Employers who are already required to keep a log of OSHA recordable incidents should revisit their handbooks, safety policies and safety incentive programs. The newest recordkeeping rule, finalized by the Occupational Safety and Health Administration on Wednesday, May 11, 2016, likely will require changes to these items, and implementation is just a few months away.
What the Changes Include
OSHA recordkeeping regulations outline the requirements for certain employers to keep records of workplace illnesses and injuries (on OSHA Forms 300, 301, and 300A). The latest recordkeeping rule amends these regulations to add a requirement that certain OSHA-recordable information (stripped of its most confidential data) must be electronically submitted on an annual basis to OSHA. This information will be used for publication on OSHA’s website.
The changes also involve new requirements aimed at encouraging employee reporting of incidents and discouraging employer retaliation for such reporting. Employers now must inform employees of two things:
- that they have a right to report work-related injuries and illness, and
- that employers are prohibited from retaliating against them for such reports.
The final rule requires that any injury-reporting procedure be “reasonable” and not “deter or discourage” employees from reporting.
The annual electronic submission of records applies to employers with 250 or more employees “at any time during the previous calendar year.” Annual electronic submission is also required for employers with between 20 and 249 employees working in certain high-risk industries. Details on the exact methods of electronic submission are forthcoming, and affected employers should watch for that information in the coming months.
What To Do Now
This rule imposes some significant requirements on covered employers, with a short turnaround time for the earliest implementation. Therefore, covered employers should immediately begin assessing the following:
- Establish a “reasonable procedure” for reporting workplace injuries or illnesses “promptly and accurately.” The policy must not “deter or discourage” an employee from such reporting. If you already have a policy in place, review it to assure compliance with these new requirements. This will become effective August 10, 2016.

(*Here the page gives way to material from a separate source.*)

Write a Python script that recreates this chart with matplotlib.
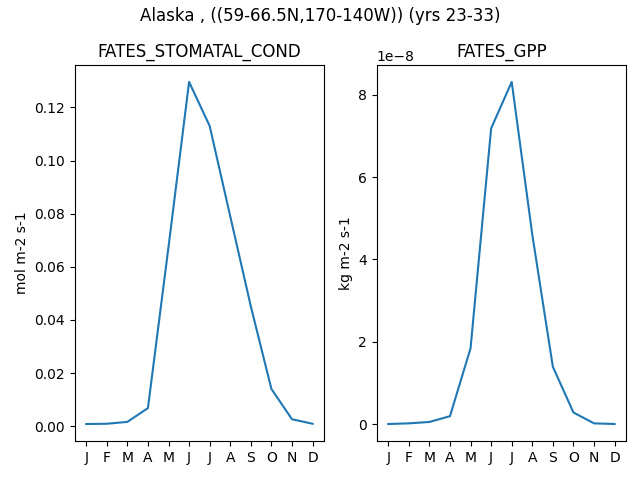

- Assure that you have notified employees of these policies and of their rights. Review handbooks, new hire orientation and workplace posters to assure proper notification. If revisions are required, any changes should be distributed to existing employees as well as future new hires. This will become effective August 10, 2016.
- Vet existing safety incentive programs to assure they do not unwittingly deter or discourage employees from reporting workplace-related injury or illness. This will become effective August 10, 2016.
- Note the due date for annual reporting on their calendar, and keep an eye out for instructions on how to electronically submit information. This will become effective January 1, 2017, with the earliest deadline for reporting information on July 1, 2017.